By Dede Terns Thorpe, Town of Hunter Historian

Today’s mountain top tidbit history is about the Lox-Hurst property that houses the Mountain Top Historical Society.

It’s had a long, interesting history before it was purchased when Justine Hommel was at the Helm of the MTHS. No, this hotel was in that location but went by a new name, The La Cascade, meaning “A Waterfall.” Its new owners were Paul and Lucienne Dumas. They were known for their distinctive cooking style and had previously operated a restaurant in Paris, France.

The going rate then, including your meals, was about $60 per person per week (about $590 today). Their daughter, Fran Dumas Hoose, lives in Haines Falls, while her son, Randy, and daughter, Cindy, remain in the area. (Its fun phone number, 456, was upgraded to 589-6430 in about 1963).

Very little Information seemed to be published when owned by the Dumas family, although they owned it for over ten years. Numerous articles were found after the Jamet brothers purchased it from the Dumas family. They went back into the early 1960s.  

In 1966, a New York Times writer, Craig Claiborne, wrote: “There is a twisting, turning, rock-rimmed road that leads to the La Cascade, a hotel and restaurant that has for a slogan, “A Touch of France in the Catskills.”

Claiborne said the restaurant was worth a detour to the mountains. He said the kitchen produced its cuisine, served family-style. Claiborne described it as hors d’oeuvre, chicken crepes, or hot quiche Lorraine, soup, salad, an exquisite dinner, and ended with coffee and dessert. Walk-ins paid the cost of $4.50 for dinner and an extra $4.50 for a good bottle of wine. ($4.50 is equal today to $40.25).

Claiborne said the interior was cordial. The main room had an upright piano in the corner and a deer-skin rug on the wall. The bar walls had two mounted deer heads overhead.

The cost was $10 to $16, depending on whether you had a private bath and the size of the room accommodations. ($10 for room and board for a day equals about $92 today.)

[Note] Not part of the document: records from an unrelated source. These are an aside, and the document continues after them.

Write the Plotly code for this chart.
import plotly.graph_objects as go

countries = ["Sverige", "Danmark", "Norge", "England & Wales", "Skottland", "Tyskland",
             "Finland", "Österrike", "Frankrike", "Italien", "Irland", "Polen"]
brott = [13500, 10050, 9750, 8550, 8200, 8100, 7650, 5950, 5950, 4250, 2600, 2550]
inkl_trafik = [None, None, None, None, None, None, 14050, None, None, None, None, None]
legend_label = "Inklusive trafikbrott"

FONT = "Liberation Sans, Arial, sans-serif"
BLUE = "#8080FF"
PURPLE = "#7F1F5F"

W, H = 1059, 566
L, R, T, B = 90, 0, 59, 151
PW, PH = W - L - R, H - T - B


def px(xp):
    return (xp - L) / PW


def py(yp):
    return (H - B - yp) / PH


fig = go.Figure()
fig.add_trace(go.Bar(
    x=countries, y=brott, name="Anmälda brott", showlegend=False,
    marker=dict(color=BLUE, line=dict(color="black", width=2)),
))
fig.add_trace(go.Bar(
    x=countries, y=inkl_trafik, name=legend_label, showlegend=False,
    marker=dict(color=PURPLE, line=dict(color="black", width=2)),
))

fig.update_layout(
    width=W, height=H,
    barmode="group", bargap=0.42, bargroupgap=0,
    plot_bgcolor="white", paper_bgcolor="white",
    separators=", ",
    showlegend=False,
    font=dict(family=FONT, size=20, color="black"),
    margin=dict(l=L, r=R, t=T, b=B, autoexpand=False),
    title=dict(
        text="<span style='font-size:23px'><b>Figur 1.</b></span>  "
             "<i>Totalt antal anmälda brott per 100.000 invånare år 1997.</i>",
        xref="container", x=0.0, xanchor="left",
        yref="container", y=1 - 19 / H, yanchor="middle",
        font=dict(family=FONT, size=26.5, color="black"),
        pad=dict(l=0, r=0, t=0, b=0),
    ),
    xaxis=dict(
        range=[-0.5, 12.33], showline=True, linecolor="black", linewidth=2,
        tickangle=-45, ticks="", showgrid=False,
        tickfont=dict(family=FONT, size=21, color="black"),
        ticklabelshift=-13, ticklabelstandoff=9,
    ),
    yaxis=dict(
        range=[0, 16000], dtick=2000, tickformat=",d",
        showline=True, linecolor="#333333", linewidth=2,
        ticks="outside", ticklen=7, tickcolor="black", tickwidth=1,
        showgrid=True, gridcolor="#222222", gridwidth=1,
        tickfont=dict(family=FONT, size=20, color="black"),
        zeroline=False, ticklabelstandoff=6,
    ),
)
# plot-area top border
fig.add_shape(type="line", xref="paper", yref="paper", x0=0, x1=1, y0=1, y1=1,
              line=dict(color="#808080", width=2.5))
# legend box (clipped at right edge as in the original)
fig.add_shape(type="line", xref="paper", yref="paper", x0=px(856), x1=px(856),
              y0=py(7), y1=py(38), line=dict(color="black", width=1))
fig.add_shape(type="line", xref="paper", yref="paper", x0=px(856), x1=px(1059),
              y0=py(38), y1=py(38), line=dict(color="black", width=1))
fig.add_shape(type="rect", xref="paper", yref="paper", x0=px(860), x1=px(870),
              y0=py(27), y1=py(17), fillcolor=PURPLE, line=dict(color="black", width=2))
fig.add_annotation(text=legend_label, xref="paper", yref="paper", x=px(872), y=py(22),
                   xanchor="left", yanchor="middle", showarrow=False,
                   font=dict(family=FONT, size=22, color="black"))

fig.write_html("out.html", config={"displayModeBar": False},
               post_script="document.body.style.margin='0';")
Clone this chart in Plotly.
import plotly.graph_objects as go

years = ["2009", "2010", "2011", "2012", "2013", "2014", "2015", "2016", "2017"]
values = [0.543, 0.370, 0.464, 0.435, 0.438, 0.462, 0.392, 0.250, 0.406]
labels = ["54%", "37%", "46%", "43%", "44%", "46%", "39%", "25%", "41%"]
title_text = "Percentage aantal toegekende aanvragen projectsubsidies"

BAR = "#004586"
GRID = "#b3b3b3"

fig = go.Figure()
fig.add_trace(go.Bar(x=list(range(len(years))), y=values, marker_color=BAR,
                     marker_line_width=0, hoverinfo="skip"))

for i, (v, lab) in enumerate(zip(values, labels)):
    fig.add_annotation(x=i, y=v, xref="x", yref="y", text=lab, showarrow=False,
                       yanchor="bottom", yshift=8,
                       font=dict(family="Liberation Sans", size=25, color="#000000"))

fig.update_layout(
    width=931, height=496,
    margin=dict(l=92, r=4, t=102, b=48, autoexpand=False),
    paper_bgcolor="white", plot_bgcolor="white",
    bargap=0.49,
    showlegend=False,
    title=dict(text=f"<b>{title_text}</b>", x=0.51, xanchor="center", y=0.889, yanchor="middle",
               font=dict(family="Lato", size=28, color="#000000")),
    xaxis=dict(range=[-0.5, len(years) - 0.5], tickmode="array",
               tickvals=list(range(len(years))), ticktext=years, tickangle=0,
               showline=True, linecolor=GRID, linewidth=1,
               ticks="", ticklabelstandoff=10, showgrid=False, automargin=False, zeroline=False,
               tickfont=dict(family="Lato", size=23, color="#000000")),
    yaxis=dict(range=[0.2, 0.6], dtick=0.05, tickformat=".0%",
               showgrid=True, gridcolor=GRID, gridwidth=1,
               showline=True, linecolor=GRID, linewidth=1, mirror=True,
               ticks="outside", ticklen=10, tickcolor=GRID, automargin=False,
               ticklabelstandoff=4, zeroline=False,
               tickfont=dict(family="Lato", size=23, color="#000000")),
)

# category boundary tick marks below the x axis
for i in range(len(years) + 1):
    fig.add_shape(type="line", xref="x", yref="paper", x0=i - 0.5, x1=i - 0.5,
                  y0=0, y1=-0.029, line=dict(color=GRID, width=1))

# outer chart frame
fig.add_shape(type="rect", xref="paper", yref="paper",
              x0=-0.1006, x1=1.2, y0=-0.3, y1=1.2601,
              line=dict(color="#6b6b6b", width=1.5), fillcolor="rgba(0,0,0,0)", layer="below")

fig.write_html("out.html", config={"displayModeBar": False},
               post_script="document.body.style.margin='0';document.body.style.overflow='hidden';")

An interesting ski contest was held in 1963, just three or four years after Hunter Mt. Ski Bowl opened. The contest required a letter (of 50 words or less) to be sent to the Brooklyn Eagle newspaper, telling them why you want to learn to ski. It gave five days of free room and board at the La Cascade, five days of free skiing, and two hours of ski lessons daily: a once-in-a-lifetime family vacation.

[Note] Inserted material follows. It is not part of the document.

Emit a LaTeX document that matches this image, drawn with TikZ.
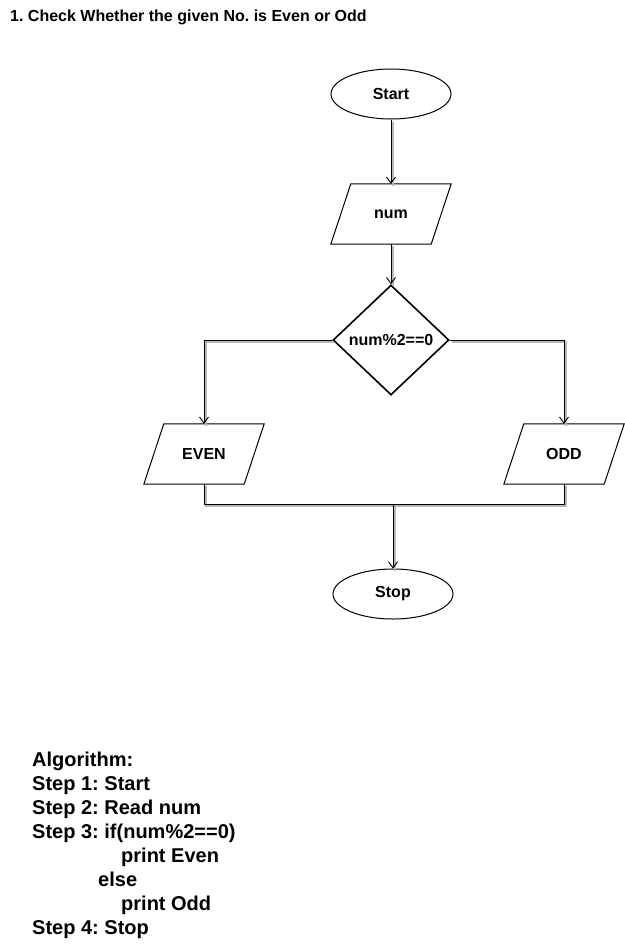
\documentclass[tikz,border=0pt]{standalone}
\usepackage{fontspec}
\setmainfont{Liberation Sans}
\usetikzlibrary{shapes.geometric,arrows.meta}
\frenchspacing
\begin{document}
\begin{tikzpicture}[x=1pt,y=-1pt,
  lbl/.style={font=\fontsize{16}{19}\selectfont\bfseries},
  term/.style={ellipse,draw,line width=1pt,minimum width=120pt,minimum height=50pt,inner sep=0pt,lbl},
  io/.style={rectangle,minimum width=100pt,minimum height=60pt,inner sep=0pt,lbl},
  ioborder/.style={line width=1pt,line join=miter},
  decide/.style={diamond,draw,line width=1.6pt,minimum width=116pt,minimum height=110pt,inner sep=0pt,lbl},
  conn/.style={line width=1pt,preaction={draw=gray!55,line width=1.3pt,-,transform canvas={shift={(2,2)}}}},
  arr/.style={conn,-{Straight Barb[length=6pt,width=9pt,line width=0.9pt]}},
  algo/.style={anchor=base west,inner sep=0pt,font=\fontsize{20}{24}\selectfont\bfseries}
]
\useasboundingbox[fill=white] (0,0) rectangle (624,945);
\node[anchor=base west,inner sep=0pt,font=\fontsize{16}{19}\selectfont\bfseries] (title) at (10,21) {1. Check Whether the given No. is Even or Odd};

\node[term] (start) at (391,94) {Start};
\node[io] (num) at (391,214) {num};
\node[decide] (dec) at (391,340) {num\%2==0};
\node[io] (even) at (204,454) {EVEN};
\node[io] (odd) at (564,454) {ODD};
\node[term] (stop) at (393,594) {Stop};
\coordinate (merge) at (393,504);

\foreach \n in {num,even,odd}{
  \draw[ioborder] ([xshift=-10pt]\n.south west) -- ([xshift=10pt]\n.north west)
    -- ([xshift=10pt]\n.north east) -- ([xshift=-10pt]\n.south east) -- cycle;
}

\draw[arr] (start) -- (num);
\draw[arr] (num) -- (dec);
\draw[arr] (dec.west) -| (even.north);
\draw[arr] (dec.east) -| (odd.north);
\draw[conn] (even.south) |- (merge);
\draw[conn] (odd.south) |- (merge);
\draw[arr] (merge) -- (stop.north);

\node[algo] (a0) at (32,766) {Algorithm:};
\node[algo] (a1) at (32,790) {Step 1: Start};
\node[algo] (a2) at (32,814) {Step 2: Read num};
\node[algo] (a3) at (32,838) {Step 3: if(num\%2==0)};
\node[algo] (a4) at (121,862) {print Even};
\node[algo] (a5) at (98,886) {else};
\node[algo] (a6) at (121,910) {print Odd};
\node[algo] (a7) at (32,934) {Step 4: Stop};
\end{tikzpicture}
\end{document}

The La Cascade did well for years until Louis Jamet sold it sometime before 1978.

Thanks to MTHS board member Debbie Fromer for providing the following information… New owners operated it as a dude ranch until it ws lost in foreclosure. Jamet once again owned it for a few years before selling it to a partnership. It ran successfully as the Hunter Mountain Dude Ranch, managed for years by the well-liked Anna and Red Flechter.   

It went from C. A. Martin’s Lox-Hurst, circa 1884, to the La Cascade, about 1945, and later the Hunter Mt. Dude Ranch. The property continues its interesting history as the Mountain Top Historical Society.